## Work required
Copy exactly the lines from the one containing "Emit a Python" to the one containing "import plotly.graph_objects as go", both lines included, and nothing else.

(Code that draws figures)
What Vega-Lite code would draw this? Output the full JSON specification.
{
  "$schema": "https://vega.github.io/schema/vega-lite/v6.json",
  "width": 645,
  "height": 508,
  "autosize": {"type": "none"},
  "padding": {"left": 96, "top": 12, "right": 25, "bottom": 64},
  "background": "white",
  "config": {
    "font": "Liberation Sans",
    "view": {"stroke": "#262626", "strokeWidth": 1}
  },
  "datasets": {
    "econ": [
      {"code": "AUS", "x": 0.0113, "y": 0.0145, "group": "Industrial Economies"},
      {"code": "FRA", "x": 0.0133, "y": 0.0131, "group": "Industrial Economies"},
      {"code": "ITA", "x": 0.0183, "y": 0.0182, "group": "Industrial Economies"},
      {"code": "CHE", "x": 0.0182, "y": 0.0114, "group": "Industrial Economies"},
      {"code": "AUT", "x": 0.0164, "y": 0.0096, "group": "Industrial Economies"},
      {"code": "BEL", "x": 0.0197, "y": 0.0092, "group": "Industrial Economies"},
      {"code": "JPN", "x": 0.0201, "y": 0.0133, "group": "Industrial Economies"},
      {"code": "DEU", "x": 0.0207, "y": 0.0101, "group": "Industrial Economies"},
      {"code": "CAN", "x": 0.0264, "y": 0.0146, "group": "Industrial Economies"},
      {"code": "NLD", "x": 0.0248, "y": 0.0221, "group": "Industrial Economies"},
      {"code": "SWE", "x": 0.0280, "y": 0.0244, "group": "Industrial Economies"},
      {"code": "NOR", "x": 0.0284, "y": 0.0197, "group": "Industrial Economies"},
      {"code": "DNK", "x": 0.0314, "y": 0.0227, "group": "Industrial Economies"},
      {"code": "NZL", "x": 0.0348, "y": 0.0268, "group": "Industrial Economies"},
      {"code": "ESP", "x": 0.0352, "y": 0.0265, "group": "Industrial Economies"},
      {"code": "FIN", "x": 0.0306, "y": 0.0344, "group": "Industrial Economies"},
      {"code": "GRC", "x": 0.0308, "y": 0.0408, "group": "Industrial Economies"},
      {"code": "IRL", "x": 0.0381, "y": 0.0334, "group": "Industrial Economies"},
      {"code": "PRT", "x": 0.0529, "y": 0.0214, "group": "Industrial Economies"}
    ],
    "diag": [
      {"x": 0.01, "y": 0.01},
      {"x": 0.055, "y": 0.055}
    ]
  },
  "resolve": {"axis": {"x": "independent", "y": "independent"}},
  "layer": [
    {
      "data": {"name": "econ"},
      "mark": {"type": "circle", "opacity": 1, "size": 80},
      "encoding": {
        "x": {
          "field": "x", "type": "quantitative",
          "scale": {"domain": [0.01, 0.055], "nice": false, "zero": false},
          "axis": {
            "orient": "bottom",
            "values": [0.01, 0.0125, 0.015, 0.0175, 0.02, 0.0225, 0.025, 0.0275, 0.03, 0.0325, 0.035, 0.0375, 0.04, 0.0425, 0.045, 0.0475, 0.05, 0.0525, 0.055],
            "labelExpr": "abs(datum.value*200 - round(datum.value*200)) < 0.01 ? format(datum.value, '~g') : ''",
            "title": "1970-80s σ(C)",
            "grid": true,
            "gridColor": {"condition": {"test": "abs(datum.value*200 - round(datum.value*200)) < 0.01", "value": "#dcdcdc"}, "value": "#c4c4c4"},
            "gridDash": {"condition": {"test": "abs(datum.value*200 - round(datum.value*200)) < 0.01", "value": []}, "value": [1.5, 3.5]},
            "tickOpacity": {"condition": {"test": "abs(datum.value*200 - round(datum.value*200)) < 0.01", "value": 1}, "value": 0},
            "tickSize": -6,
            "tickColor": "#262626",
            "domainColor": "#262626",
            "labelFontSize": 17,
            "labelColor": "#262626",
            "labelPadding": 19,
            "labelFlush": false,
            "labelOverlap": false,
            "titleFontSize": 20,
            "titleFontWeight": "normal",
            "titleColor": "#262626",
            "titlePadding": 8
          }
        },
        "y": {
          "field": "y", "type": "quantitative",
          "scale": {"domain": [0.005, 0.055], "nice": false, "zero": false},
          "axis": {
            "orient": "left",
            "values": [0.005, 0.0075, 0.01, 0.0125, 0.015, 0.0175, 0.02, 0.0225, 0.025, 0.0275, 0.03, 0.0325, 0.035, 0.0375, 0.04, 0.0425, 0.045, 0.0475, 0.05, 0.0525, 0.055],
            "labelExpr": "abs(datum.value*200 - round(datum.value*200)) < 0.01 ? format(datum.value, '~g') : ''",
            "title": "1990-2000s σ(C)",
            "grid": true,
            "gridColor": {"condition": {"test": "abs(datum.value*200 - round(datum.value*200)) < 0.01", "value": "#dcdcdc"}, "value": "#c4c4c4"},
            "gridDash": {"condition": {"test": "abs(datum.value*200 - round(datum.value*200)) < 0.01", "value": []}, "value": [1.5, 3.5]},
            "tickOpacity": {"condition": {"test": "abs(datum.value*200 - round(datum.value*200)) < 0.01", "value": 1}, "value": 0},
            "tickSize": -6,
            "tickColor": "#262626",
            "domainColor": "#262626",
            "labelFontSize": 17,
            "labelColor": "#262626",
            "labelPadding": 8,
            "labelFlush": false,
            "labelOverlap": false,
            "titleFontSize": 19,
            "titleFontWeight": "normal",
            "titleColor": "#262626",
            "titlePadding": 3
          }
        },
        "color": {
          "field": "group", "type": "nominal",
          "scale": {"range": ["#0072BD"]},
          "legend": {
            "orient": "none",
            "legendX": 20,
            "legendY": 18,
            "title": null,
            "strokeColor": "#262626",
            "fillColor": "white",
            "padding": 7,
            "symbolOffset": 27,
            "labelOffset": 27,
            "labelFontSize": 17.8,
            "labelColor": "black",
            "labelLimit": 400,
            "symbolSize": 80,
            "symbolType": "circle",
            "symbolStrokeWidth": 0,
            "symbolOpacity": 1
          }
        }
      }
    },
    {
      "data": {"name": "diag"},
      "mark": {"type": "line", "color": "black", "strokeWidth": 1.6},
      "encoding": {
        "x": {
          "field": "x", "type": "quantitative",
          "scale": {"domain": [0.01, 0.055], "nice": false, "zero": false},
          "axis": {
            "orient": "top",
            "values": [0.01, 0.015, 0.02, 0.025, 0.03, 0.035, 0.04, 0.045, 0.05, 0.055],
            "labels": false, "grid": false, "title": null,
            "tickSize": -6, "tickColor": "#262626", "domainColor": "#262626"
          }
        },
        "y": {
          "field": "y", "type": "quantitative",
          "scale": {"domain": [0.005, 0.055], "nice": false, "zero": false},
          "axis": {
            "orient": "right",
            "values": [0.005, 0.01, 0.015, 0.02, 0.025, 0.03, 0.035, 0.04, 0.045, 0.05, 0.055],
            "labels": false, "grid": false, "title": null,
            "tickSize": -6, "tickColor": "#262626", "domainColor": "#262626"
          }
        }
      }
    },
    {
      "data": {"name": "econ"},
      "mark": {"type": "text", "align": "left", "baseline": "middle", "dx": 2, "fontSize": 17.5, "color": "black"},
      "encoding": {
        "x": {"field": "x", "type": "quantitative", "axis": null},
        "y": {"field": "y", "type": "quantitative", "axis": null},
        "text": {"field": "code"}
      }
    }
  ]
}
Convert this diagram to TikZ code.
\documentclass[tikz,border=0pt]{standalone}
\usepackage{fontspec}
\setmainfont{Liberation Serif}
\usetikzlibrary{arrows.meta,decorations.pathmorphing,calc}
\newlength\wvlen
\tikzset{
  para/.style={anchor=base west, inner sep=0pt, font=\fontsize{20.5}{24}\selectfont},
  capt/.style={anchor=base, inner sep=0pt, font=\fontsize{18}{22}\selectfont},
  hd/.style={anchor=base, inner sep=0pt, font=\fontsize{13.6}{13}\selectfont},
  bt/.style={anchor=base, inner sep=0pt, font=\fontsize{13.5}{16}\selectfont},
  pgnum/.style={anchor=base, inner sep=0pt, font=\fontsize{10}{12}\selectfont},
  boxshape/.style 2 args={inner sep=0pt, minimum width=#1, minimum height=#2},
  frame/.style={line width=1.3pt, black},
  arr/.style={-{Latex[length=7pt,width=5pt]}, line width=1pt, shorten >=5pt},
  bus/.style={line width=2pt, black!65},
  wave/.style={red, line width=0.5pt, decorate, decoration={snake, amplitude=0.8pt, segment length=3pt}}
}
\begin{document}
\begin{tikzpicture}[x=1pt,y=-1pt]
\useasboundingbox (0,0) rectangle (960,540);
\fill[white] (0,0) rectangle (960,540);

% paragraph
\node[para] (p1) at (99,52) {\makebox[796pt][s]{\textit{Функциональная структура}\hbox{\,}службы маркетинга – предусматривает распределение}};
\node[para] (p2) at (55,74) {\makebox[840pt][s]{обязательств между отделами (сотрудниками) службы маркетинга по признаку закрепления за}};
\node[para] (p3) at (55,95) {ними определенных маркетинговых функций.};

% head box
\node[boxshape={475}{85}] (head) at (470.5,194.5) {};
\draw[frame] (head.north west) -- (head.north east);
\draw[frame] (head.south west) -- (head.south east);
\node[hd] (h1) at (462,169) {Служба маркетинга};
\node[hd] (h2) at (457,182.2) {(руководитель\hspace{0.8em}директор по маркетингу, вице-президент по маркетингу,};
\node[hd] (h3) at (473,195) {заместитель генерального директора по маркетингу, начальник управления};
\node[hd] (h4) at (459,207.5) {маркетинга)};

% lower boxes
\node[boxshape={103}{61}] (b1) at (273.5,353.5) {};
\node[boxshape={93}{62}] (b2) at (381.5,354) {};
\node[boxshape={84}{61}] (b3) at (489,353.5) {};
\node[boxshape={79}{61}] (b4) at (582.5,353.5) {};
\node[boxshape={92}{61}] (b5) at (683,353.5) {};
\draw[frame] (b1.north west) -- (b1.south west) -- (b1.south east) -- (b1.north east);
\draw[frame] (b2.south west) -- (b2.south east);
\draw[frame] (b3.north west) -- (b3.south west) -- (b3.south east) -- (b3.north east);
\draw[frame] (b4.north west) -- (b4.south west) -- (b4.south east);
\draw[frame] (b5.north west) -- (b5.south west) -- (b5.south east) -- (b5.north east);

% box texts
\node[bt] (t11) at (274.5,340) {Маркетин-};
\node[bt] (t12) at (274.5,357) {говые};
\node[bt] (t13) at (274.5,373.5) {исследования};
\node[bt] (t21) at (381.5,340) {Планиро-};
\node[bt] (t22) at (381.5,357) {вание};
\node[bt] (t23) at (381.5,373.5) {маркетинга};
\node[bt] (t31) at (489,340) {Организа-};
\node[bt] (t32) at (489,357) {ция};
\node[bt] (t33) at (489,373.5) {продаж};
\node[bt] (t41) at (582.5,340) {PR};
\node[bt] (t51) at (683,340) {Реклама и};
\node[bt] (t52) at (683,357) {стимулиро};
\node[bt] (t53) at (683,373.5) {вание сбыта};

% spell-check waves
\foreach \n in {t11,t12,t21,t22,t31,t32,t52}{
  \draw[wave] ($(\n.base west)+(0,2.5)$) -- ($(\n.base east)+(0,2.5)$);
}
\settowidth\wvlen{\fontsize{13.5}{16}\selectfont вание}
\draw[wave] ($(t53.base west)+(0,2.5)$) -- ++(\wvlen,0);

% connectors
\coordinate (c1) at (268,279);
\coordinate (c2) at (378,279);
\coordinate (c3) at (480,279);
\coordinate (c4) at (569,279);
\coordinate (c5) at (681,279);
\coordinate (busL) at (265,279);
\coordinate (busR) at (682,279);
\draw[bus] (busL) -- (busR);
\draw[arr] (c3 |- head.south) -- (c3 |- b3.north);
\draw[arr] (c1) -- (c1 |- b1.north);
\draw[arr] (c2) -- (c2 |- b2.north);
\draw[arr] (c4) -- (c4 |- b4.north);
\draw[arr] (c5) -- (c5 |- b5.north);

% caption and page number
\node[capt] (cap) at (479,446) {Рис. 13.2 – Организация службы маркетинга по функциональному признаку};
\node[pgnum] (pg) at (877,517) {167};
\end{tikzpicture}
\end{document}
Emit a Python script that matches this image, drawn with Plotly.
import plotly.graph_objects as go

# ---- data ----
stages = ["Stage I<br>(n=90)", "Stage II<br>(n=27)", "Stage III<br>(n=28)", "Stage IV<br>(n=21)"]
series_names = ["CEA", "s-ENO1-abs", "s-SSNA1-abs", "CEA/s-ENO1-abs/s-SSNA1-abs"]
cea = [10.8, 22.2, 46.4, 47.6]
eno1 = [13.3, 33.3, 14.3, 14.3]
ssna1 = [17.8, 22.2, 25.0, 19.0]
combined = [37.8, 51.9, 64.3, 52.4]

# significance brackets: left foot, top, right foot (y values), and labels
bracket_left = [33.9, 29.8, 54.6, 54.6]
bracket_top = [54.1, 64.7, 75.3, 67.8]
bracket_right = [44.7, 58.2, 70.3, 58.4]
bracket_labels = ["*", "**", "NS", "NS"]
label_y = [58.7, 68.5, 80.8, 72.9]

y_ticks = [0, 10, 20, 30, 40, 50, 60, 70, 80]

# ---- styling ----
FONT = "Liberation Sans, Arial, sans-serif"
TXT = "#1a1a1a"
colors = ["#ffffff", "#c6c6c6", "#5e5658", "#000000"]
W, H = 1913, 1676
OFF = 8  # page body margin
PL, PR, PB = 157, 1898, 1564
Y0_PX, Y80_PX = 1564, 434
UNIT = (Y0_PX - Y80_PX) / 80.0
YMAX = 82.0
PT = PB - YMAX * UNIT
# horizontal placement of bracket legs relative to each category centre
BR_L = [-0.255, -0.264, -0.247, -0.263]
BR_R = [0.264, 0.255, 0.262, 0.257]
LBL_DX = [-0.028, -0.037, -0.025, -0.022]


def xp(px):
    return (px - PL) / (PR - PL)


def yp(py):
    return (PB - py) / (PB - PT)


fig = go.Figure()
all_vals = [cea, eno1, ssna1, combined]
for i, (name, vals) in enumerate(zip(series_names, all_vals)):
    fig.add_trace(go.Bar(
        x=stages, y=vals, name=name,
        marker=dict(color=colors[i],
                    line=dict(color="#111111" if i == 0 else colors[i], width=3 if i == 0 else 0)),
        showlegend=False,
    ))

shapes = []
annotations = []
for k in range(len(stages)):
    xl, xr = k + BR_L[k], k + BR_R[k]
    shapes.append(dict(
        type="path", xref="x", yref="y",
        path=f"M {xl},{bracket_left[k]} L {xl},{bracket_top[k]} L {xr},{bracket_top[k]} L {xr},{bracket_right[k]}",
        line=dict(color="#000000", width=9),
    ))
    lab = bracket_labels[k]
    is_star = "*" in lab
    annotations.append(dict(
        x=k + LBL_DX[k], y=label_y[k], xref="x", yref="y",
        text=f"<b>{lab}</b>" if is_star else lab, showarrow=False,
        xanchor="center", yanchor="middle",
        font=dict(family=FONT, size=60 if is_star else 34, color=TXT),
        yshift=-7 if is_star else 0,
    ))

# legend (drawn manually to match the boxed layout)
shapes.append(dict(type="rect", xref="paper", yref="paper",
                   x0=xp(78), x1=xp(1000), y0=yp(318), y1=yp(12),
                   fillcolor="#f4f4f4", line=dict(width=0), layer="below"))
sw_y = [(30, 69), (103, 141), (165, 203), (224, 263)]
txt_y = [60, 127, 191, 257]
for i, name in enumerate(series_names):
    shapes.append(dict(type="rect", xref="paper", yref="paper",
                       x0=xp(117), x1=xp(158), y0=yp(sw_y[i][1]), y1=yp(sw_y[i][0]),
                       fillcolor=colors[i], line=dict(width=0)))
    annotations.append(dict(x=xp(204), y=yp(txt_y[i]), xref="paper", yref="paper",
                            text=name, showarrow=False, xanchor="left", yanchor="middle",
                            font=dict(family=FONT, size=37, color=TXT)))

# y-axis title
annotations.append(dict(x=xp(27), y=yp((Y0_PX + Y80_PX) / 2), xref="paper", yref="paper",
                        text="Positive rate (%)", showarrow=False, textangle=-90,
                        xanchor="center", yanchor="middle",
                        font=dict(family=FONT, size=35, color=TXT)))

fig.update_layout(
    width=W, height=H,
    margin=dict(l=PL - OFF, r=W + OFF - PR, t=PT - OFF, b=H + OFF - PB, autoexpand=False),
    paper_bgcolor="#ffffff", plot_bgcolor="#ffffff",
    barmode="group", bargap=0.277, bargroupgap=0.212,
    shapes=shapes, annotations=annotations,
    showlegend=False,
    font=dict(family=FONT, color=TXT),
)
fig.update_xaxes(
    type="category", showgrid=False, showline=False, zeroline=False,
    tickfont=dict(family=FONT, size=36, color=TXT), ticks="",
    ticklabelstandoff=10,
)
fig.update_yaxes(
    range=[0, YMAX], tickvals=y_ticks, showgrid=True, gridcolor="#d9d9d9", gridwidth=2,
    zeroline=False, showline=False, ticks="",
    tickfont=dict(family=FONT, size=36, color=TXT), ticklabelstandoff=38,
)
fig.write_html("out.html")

## Full solution
Emit a Python script that matches this image, drawn with Plotly.
import plotly.graph_objects as go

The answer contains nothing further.